Which Metric Should You Use?

Use Fill Rate For:

  • Performance measurement: How well did we actually serve customers?
  • Customer SLAs: Contractual commitments often specify fill rate
  • Benchmarking: Comparing performance across periods or locations
  • Root cause analysis: Understanding where fulfillment failed

Use Service Level For:

  • Safety stock planning: Setting inventory buffers
  • Item differentiation: Different service levels for A vs C items
  • Cost trade-off analysis: Balancing inventory cost vs stockout risk
  • Reorder point calculations: When to trigger replenishment

Improving Both Metrics

Strategies that improve both fill rate and service level:

  1. Better demand forecasting: Accurate predictions reduce surprise stockouts.

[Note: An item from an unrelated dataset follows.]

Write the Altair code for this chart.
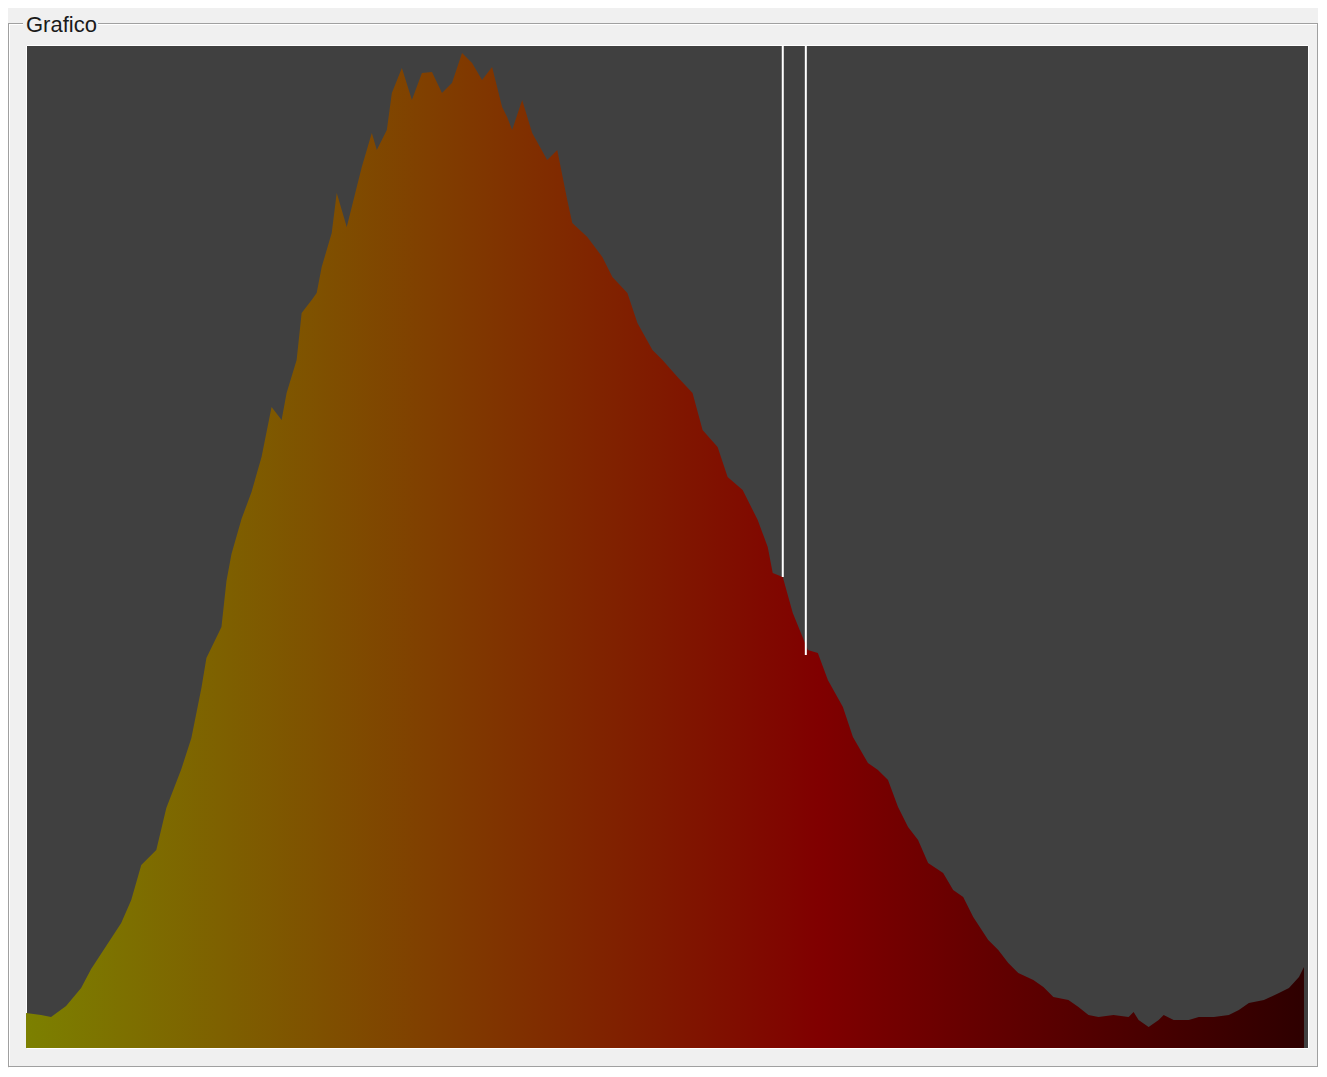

See our forecasting guide.
  2. Optimized safety stock: Right-sized buffers using the safety stock formula.
  3. Proper reorder points: Trigger orders at the right time with reorder point calculations.
  4. ABC XYZ classification: Differentiate service levels by item importance using ABC XYZ analysis.
  5. Reduced lead times: Shorter lead times reduce exposure to uncertainty.
  6. Better supplier reliability: Consistent deliveries reduce variability.

Setting Targets by Item Class

Use differentiated targets based on item characteristics:

Item Class Service Level Fill Rate Target
A items (high value) 97-99% 98-99%
B items (medium value) 93-97% 95-97%
C items (low value) 85-93% 90-95%

Learn more about item classification in our ABC XYZ guide.

Track Fill Rate & Service Level Automatically

Our KPI dashboard calculates both metrics in real-time, with drill-down by SKU, customer, and time period.

See Dashboard Demo

Summary

Fill rate measures actual fulfillment performance—what customers experience. Service level is a planning parameter that determines how much safety stock to hold.

Use fill rate to measure and report performance. Use service level to plan inventory policies. Track both as part of your supply chain KPIs, and ensure your safety stock calculations target the right service levels to achieve your fill rate goals.